Chris Wiegman Chris Wiegman

The Future is Very Dark

As I write this we’re visiting my parents in Panama City Beach, FL.

We’ve been coming here for most of our lives and, growing up, it tended to be my “happy place.” It was the place

Things change.

The beach is still beautiful.

My family’s condo is till comfortable.

The town, like much of the rest of Florida, feels like it is dying. Coming through to the beach looked more like Carbondale, IL than the growing and thriving town we knew decades ago. People have been, in general, far less friendly and generally it feels, like Carbondale, IL, like a town in terminal decline rather than a town with a future.

Sure, they’re building plenty of new beach housing for the rich, just like Sarasota and the rest of Florida, but that’s where the “new” in Florida ends. As Sarasota focuses only on the University area and the keys to the dismay of much of the community, so is Panama City only looking at providing new high-rise condos and town homes for the affluent with nothing to support the new construction.

Going through the town itself, like going by the shopping centers in Sarasota that aren’t on University, is just depressing. Lots are empty, commercial buildings are empty or crumbling and, mostly, no one with any power to do anything about it cares.

Perhaps I need to stop trying to grasp a past where a prosperous future still existing. In both red and blue, Florida and Illinois, areas clearly there is little in the future to be hopeful about in a society where only the rich matter and the “individualism” in the form on immediate convenience is far for important than the community or even individual people in the community.

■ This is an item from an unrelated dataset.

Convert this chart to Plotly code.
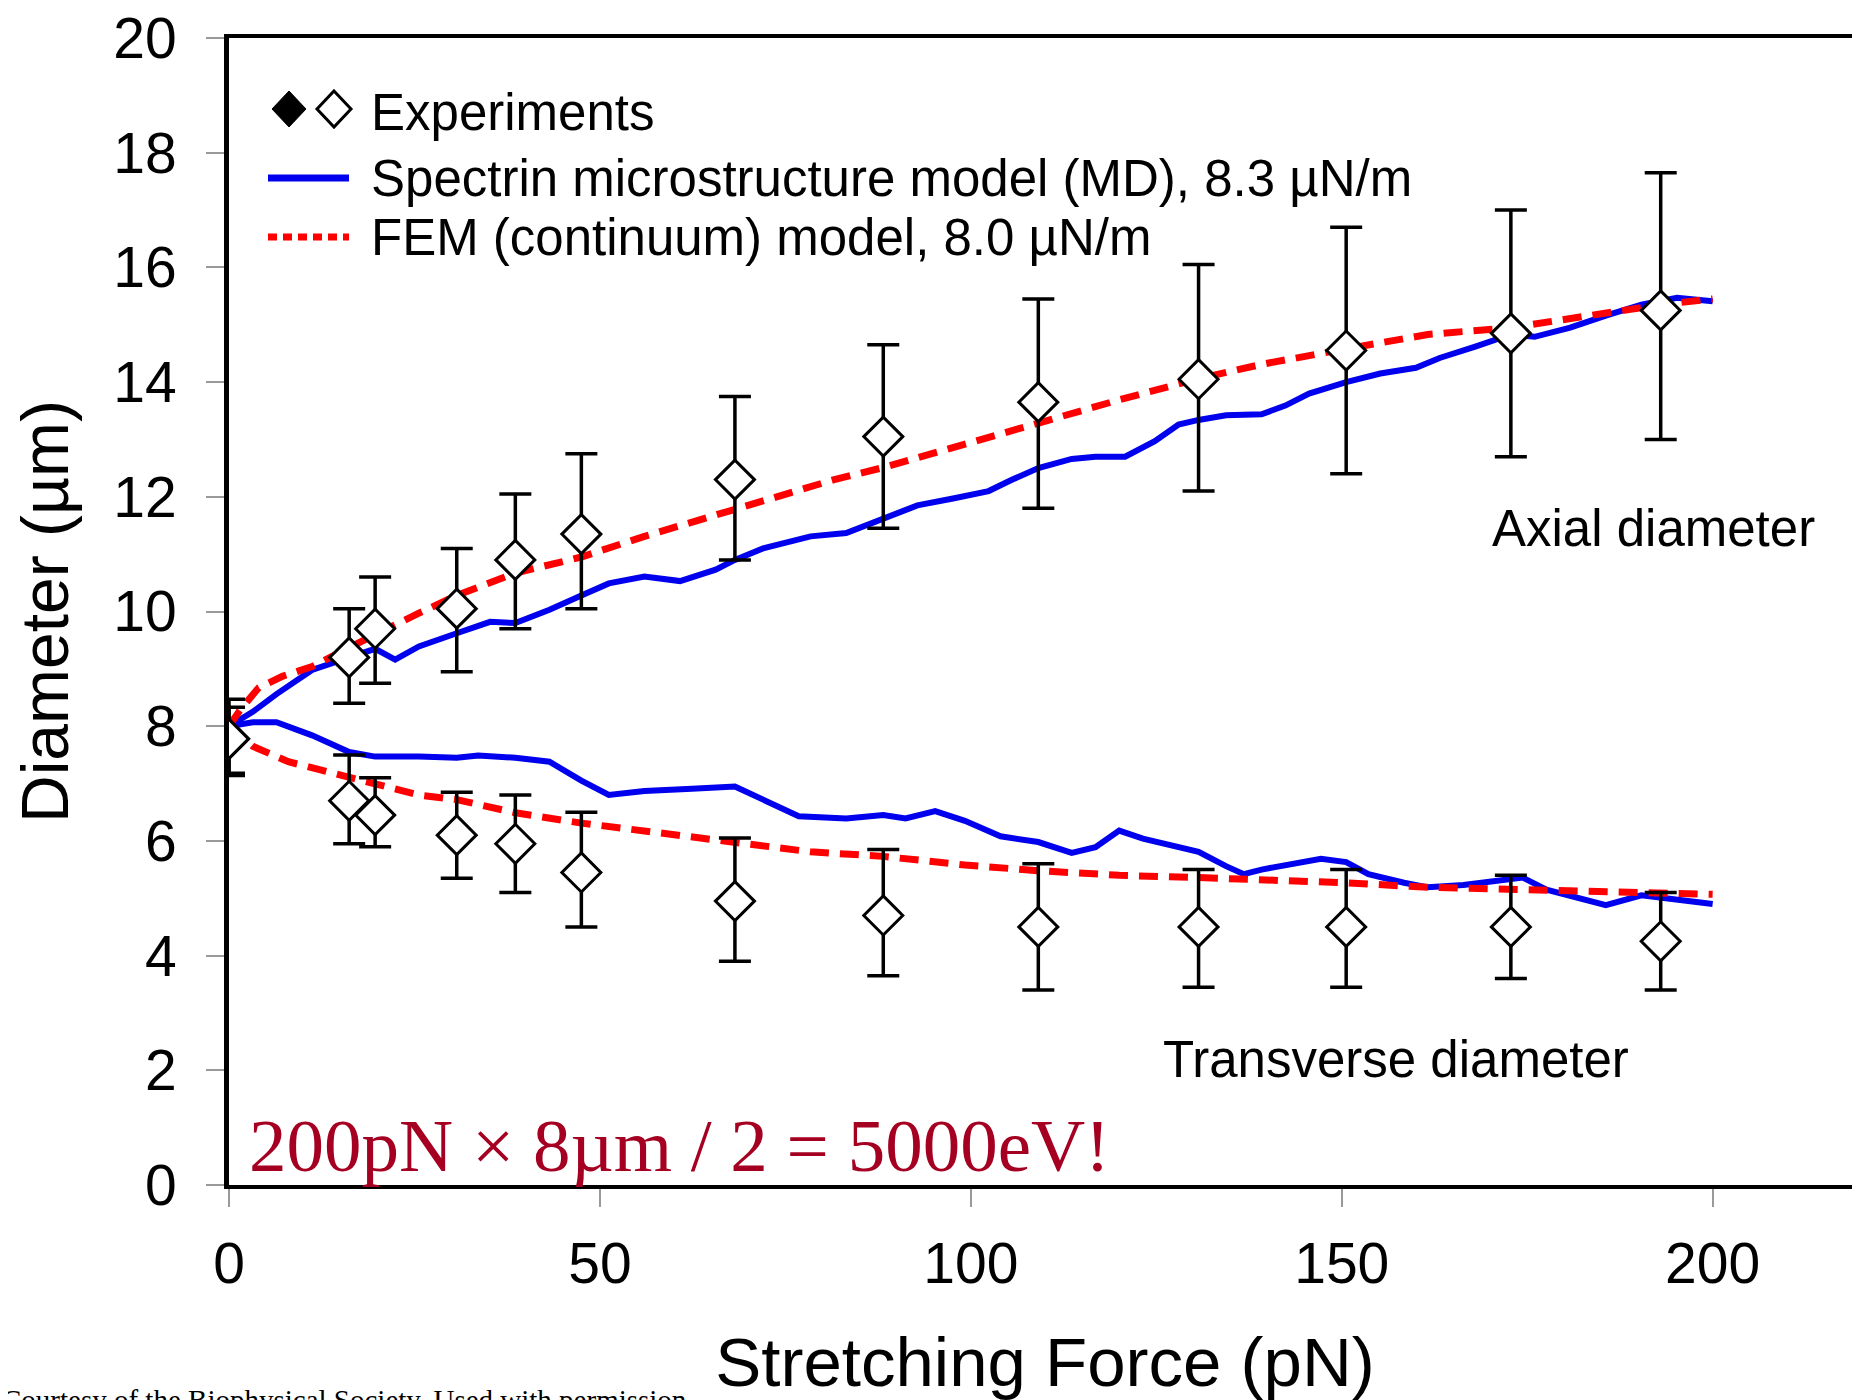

I’ve watched Sarasota start the process of decaying in all areas the rich don’t frequent, while I thought it was a unique problem the truth is we’re watching out entire society do the same.

The future is very dark, indeed.

On a different note, this might also be the last time I visit here. My parents have also seen the area’s decline and are looking at selling the place. They sold the Chicago house we grew up in 6 years ago. This place, which they’re had nearly as long, was my last connection to that time. Watching them move on is sad, but understandable. Maybe it’s the ending I need to find something somewhere else.